“Sa tulong ng TSPI, di ko lang napalago ang negosyo ng pamilya ko, nakapagtayo rin ako ng sarili kong business para matulungan at mapakain ang mga tao sa aking komunidad”.

Funny Azañes, 32, is the only girl among six siblings; and a member of TSPI. She joined TSPI in September 2022, after being persuaded by her mother-in-law.

Funny is a second-generation small business entrepreneur. Her family owned a wholesale and retail business that sold dried fish, one of the main industries in her hometown of Calabanga, Camarines Sur.

Before her venture into solo business, she was a receptionist for a hotel in Dubai for seven years until her contract was cut short by the COVID-19 pandemic. It was then that she applied for a TSPI loan amounting to P30,000, which she used to reopen and re-register the sari-sari store her mother-in-law owned.

With her husband by her side, and with the support of her neighbors, she was able to keep the store open. With the revenue she got, she was able to add more items to the store, expanding her operations to meet the increasing demand of her community.

Funny has an entrepreneurial mind and spirit, and knew that aside from banking on her strengths, she could also find opportunity in the strengths of her community. 

Fishing is a major industry in the province, with a diverse array of species such as bolinao, sapsap, espada, and the endemic abo. So that same year, she also partnered with her sister by selling dried fish on Facebook. Her transition to online selling made it easier for her to get more customers and cut on overhead costs. She was able to average at P200,000 sales weekly, delivering these products to the nearby provinces of Catanduanes, Albay, Quezon and Masbate; and even to farther areas like Laguna and Metro Manila.

On February 2023, Funny then applied with TSPI  for a loan under SCF amounting to P50,000 as additional capital for her dried fish business. This, she says, would help her expand her reach on social media, and establish more market linkages.

But she didn’t stop there.

At the same time, Funny opened another store, “Beksilog 49ers”, a small restaurant and catering business whose main offerings are the popular Filipino “silog” meals at affordable prices. With the significant increase in her income, she was able to purchase more equipment like a refrigerator, freezer, and top-down tricycle for more efficient food storage and deliveries.

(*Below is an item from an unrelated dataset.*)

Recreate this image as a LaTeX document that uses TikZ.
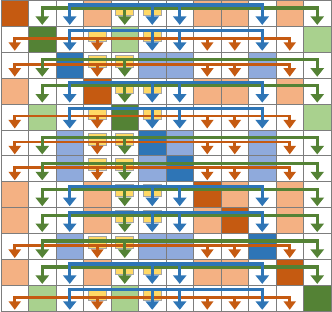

Funny isn’t also afraid to learn new things. She believes that in order to upscale her business, she also needs to upskill, herself. Thanks to Standard Chartered’s business training sessions in partnership with TSPI, she was able to develop her business plan and direction for the next two years. 

She envisions a 300 percent increase in weekly sales for her dried fish business by exploring opportunities in the VisMin Region, and developing a concrete and recognizable brand as part of her marketing strategy for future international exports.

She also wants to see a 200 percent increase in weekly sales for her sari-sari store by utilizing existing online platforms, and maximizing digital processes for better and more efficient transactions.

Funny is young, full of creativity and ideas. But even if she may be younger than many entrepreneurs, she didn’t let that or her gender become a hindrance to her dreams. In fact, she believes that it is an asset. Her innovative spirit, tenacity, passion, and willingness to embrace change were key traits that helped her climb up the ladder and be the successful businesswoman she is today.